Each step here feels either very clean or very logical.

They shuffle the deck - Clean
They remove the aces - Clean
I take the deck and immediately take the cards one by one from the top of the deck for them to mentally assess - Clean
The fact that we’re doing this on the couch, causes the packets to slide around, making it a bit disorganized. - Logical
I suggest moving this process to the kitchen table - Logical

The only moment that might need some justification is why I take the deck back after she shuffles it. Why don’t I just have her deal the cards? The logic I use is that I’m going to mentally send her the color of each card. So obviously I need to see each one, so it makes sense that I would hold the deck. It’s only once we relocate to the table and we’ve started over and I’ve dealt a few cards again that I say, “You’re doing really good, actually. I think you could do this without me.” And hand the deck to them to deal the cards.
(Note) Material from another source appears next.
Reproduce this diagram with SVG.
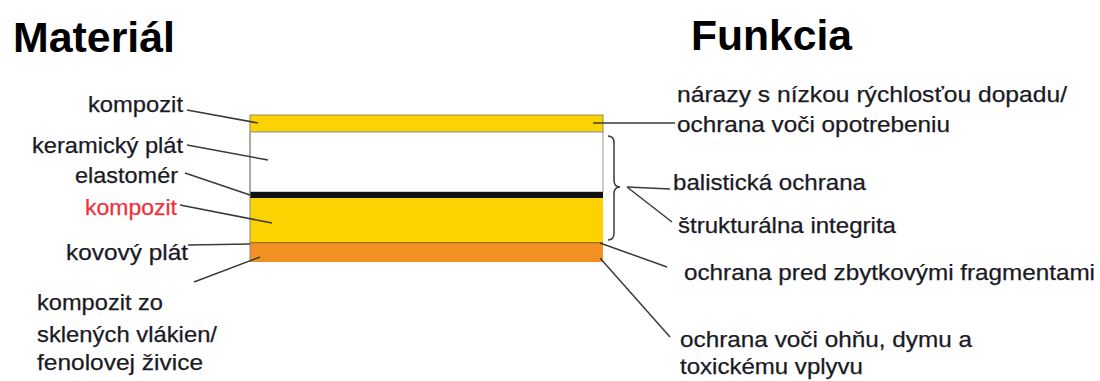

This makes sense, and it escalates the effect in a nice way.

Now, objectively speaking, there is obviously plenty of time for me to switch the deck using this handling. But I don’t remember that idea ever coming out of a spectator when I used this method. And that’s saying something, because switches are a pretty common conclusion that spectators come to for all types of tricks. I’ve had them think a switch was involved with OOTW when I used methods that didn’t use any switch. So a version of OOTW that uses a genuinely spectator-shuffled deck and doesn’t scream switch, indicates to me that the fundamental techniques used must be fairly strong.